** PROBLEM DESCRIPTION **
Set down the data below without change, skipping the pictures it holds.

** DATASET CONTENT **
--- begin ---
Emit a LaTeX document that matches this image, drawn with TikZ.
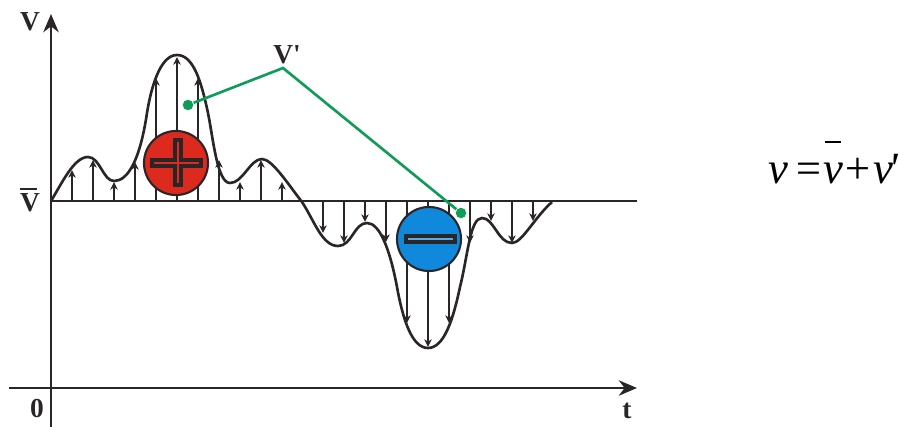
\documentclass[tikz,border=0pt]{standalone}
\usepackage{fontspec}
\setmainfont{Liberation Serif}
\usetikzlibrary{arrows.meta}
\definecolor{inkdark}{HTML}{2A2627}
\definecolor{plusred}{HTML}{DC2A1E}
\definecolor{minusblue}{HTML}{1088DC}
\definecolor{pulsegreen}{HTML}{0E9C58}
\newcommand{\meanbar}[3]{\leavevmode\rlap{\hspace{#3}\raisebox{#2}{\rule{#1}{0.55pt}}}}
\tikzset{
  axisline/.style={draw=inkdark, line width=0.7pt},
  pulsearrow/.style={draw=inkdark, line width=0.6pt, -{Stealth[length=2.2pt,width=2.1pt]}},
  axislabel/.style={text=inkdark, font=\fontsize{7.8}{9}\selectfont\bfseries, inner sep=0pt},
  signdisc/.style={circle, draw=inkdark, line width=0.6pt, minimum size=0.64cm, inner sep=0pt},
  signbar/.style={draw=inkdark, line width=1.1pt},
  greendot/.style={circle, fill=pulsegreen, minimum size=0.105cm, inner sep=0pt},
}
\begin{document}
\begin{tikzpicture}[x=0.01cm,y=-0.01cm]
    \useasboundingbox (0,0) rectangle (899,427);

    % axes
    \coordinate (vbottom) at (51,427);
    \coordinate (vtop) at (51,14);
    \coordinate (tleft) at (9,388);
    \coordinate (tright) at (637,388);
    \coordinate (meanleft) at (51,201);
    \coordinate (meanright) at (637,201);
    \draw[axisline, -{Stealth[length=5.2pt,width=4.4pt]}] (vbottom) -- (vtop);
    \draw[axisline, -{Stealth[length=5.2pt,width=4.4pt]}] (tleft) -- (tright);
    \draw[axisline] (meanleft) -- (meanright);

    % pulsation arrows
    \foreach \x/\y in {72/170,93/160,114/182,135/162,156/78,177/57,198/78,219/160,240/182,261/160,282/182}
      \draw[pulsearrow] (\x,201) -- (\x,\y);
    \foreach \x/\y in {323/233,344/243,365/222,386/242,407/323,428/347,449/323,470/243,491/221,512/243,533/221}
      \draw[pulsearrow] (\x,201) -- (\x,\y);

    % velocity curve
    \draw[draw=inkdark, line width=0.75pt] (51,201)
      .. controls (62,183) and (74,157) .. (88,157)
      .. controls (100,157) and (103,181) .. (114,181)
      .. controls (128,181) and (140,160) .. (147,113)
      .. controls (151,88) and (160,55) .. (177,55)
      .. controls (193,55) and (201,80) .. (208,113)
      .. controls (213,137) and (217,183) .. (230,183)
      .. controls (243,183) and (250,159) .. (262,159)
      .. controls (272,159) and (288,184) .. (302,202)
      .. controls (314,220) and (322,246) .. (338,246)
      .. controls (352,246) and (354,223) .. (367,223)
      .. controls (380,223) and (390,250) .. (397,287)
      .. controls (403,320) and (412,348) .. (428,348)
      .. controls (444,348) and (453,320) .. (460,287)
      .. controls (468,255) and (470,218) .. (482,218)
      .. controls (494,218) and (498,243) .. (512,243)
      .. controls (522,243) and (534,218) .. (552,202);

    % plus disc
    \node[signdisc, fill=plusred] (plusdisc) at (176,163) {};
    \filldraw[signbar, fill=plusred]
      (175,140) -- (181,140) -- (181,160) -- (201,160) -- (201,166) -- (181,166)
      -- (181,185) -- (175,185) -- (175,166) -- (152,166) -- (152,160) -- (175,160) -- cycle;

    % minus disc
    \node[signdisc, fill=minusblue] (minusdisc) at (429,239) {};
    \filldraw[signbar, fill=minusblue!70!white] (406,236) rectangle (455,242);

    % green pointers
    \node[greendot] (dotplus) at (188,105) {};
    \node[greendot] (dotminus) at (461,213) {};
    \coordinate (kink) at (283,68);
    \draw[draw=pulsegreen, line width=0.75pt] (dotplus) -- (kink) -- (dotminus);

    % labels
    \node[axislabel] (vlabel) at (30,22) {V};
    \node[axislabel] (vmean) at (30,200) {\meanbar{0.62em}{0.8em}{0em}V};
    \node[axislabel] (vprime) at (287,55) {V\textquotesingle};
    \node[axislabel] (zero) at (37,409) {0};
    \node[axislabel] (tlabel) at (627,411) {t};
    \node[inner sep=0pt, text=black, anchor=base west, font=\fontsize{12.7}{15}\selectfont\itshape] (formula) at (768,183)
      {v\kern0.1em=\meanbar{0.34em}{0.9em}{0.05em}v+v\kern-0.1em\textquotesingle};
  \end{tikzpicture}
\end{document}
--- end ---
** CORRECT ANSWER **
Emit a LaTeX document that matches this image, drawn with TikZ.
\documentclass[tikz,border=0pt]{standalone}
\usepackage{fontspec}
\setmainfont{Liberation Serif}
\usetikzlibrary{arrows.meta}
\definecolor{inkdark}{HTML}{2A2627}
\definecolor{plusred}{HTML}{DC2A1E}
\definecolor{minusblue}{HTML}{1088DC}
\definecolor{pulsegreen}{HTML}{0E9C58}
\newcommand{\meanbar}[3]{\leavevmode\rlap{\hspace{#3}\raisebox{#2}{\rule{#1}{0.55pt}}}}
\tikzset{
  axisline/.style={draw=inkdark, line width=0.7pt},
  pulsearrow/.style={draw=inkdark, line width=0.6pt, -{Stealth[length=2.2pt,width=2.1pt]}},
  axislabel/.style={text=inkdark, font=\fontsize{7.8}{9}\selectfont\bfseries, inner sep=0pt},
  signdisc/.style={circle, draw=inkdark, line width=0.6pt, minimum size=0.64cm, inner sep=0pt},
  signbar/.style={draw=inkdark, line width=1.1pt},
  greendot/.style={circle, fill=pulsegreen, minimum size=0.105cm, inner sep=0pt},
}
\begin{document}
\begin{tikzpicture}[x=0.01cm,y=-0.01cm]
    \useasboundingbox (0,0) rectangle (899,427);

    % axes
    \coordinate (vbottom) at (51,427);
    \coordinate (vtop) at (51,14);
    \coordinate (tleft) at (9,388);
    \coordinate (tright) at (637,388);
    \coordinate (meanleft) at (51,201);
    \coordinate (meanright) at (637,201);
    \draw[axisline, -{Stealth[length=5.2pt,width=4.4pt]}] (vbottom) -- (vtop);
    \draw[axisline, -{Stealth[length=5.2pt,width=4.4pt]}] (tleft) -- (tright);
    \draw[axisline] (meanleft) -- (meanright);

    % pulsation arrows
    \foreach \x/\y in {72/170,93/160,114/182,135/162,156/78,177/57,198/78,219/160,240/182,261/160,282/182}
      \draw[pulsearrow] (\x,201) -- (\x,\y);
    \foreach \x/\y in {323/233,344/243,365/222,386/242,407/323,428/347,449/323,470/243,491/221,512/243,533/221}
      \draw[pulsearrow] (\x,201) -- (\x,\y);

    % velocity curve
    \draw[draw=inkdark, line width=0.75pt] (51,201)
      .. controls (62,183) and (74,157) .. (88,157)
      .. controls (100,157) and (103,181) .. (114,181)
      .. controls (128,181) and (140,160) .. (147,113)
      .. controls (151,88) and (160,55) .. (177,55)
      .. controls (193,55) and (201,80) .. (208,113)
      .. controls (213,137) and (217,183) .. (230,183)
      .. controls (243,183) and (250,159) .. (262,159)
      .. controls (272,159) and (288,184) .. (302,202)
      .. controls (314,220) and (322,246) .. (338,246)
      .. controls (352,246) and (354,223) .. (367,223)
      .. controls (380,223) and (390,250) .. (397,287)
      .. controls (403,320) and (412,348) .. (428,348)
      .. controls (444,348) and (453,320) .. (460,287)
      .. controls (468,255) and (470,218) .. (482,218)
      .. controls (494,218) and (498,243) .. (512,243)
      .. controls (522,243) and (534,218) .. (552,202);

    % plus disc
    \node[signdisc, fill=plusred] (plusdisc) at (176,163) {};
    \filldraw[signbar, fill=plusred]
      (175,140) -- (181,140) -- (181,160) -- (201,160) -- (201,166) -- (181,166)
      -- (181,185) -- (175,185) -- (175,166) -- (152,166) -- (152,160) -- (175,160) -- cycle;

    % minus disc
    \node[signdisc, fill=minusblue] (minusdisc) at (429,239) {};
    \filldraw[signbar, fill=minusblue!70!white] (406,236) rectangle (455,242);

    % green pointers
    \node[greendot] (dotplus) at (188,105) {};
    \node[greendot] (dotminus) at (461,213) {};
    \coordinate (kink) at (283,68);
    \draw[draw=pulsegreen, line width=0.75pt] (dotplus) -- (kink) -- (dotminus);

    % labels
    \node[axislabel] (vlabel) at (30,22) {V};
    \node[axislabel] (vmean) at (30,200) {\meanbar{0.62em}{0.8em}{0em}V};
    \node[axislabel] (vprime) at (287,55) {V\textquotesingle};
    \node[axislabel] (zero) at (37,409) {0};
    \node[axislabel] (tlabel) at (627,411) {t};
    \node[inner sep=0pt, text=black, anchor=base west, font=\fontsize{12.7}{15}\selectfont\itshape] (formula) at (768,183)
      {v\kern0.1em=\meanbar{0.34em}{0.9em}{0.05em}v+v\kern-0.1em\textquotesingle};
  \end{tikzpicture}
\end{document}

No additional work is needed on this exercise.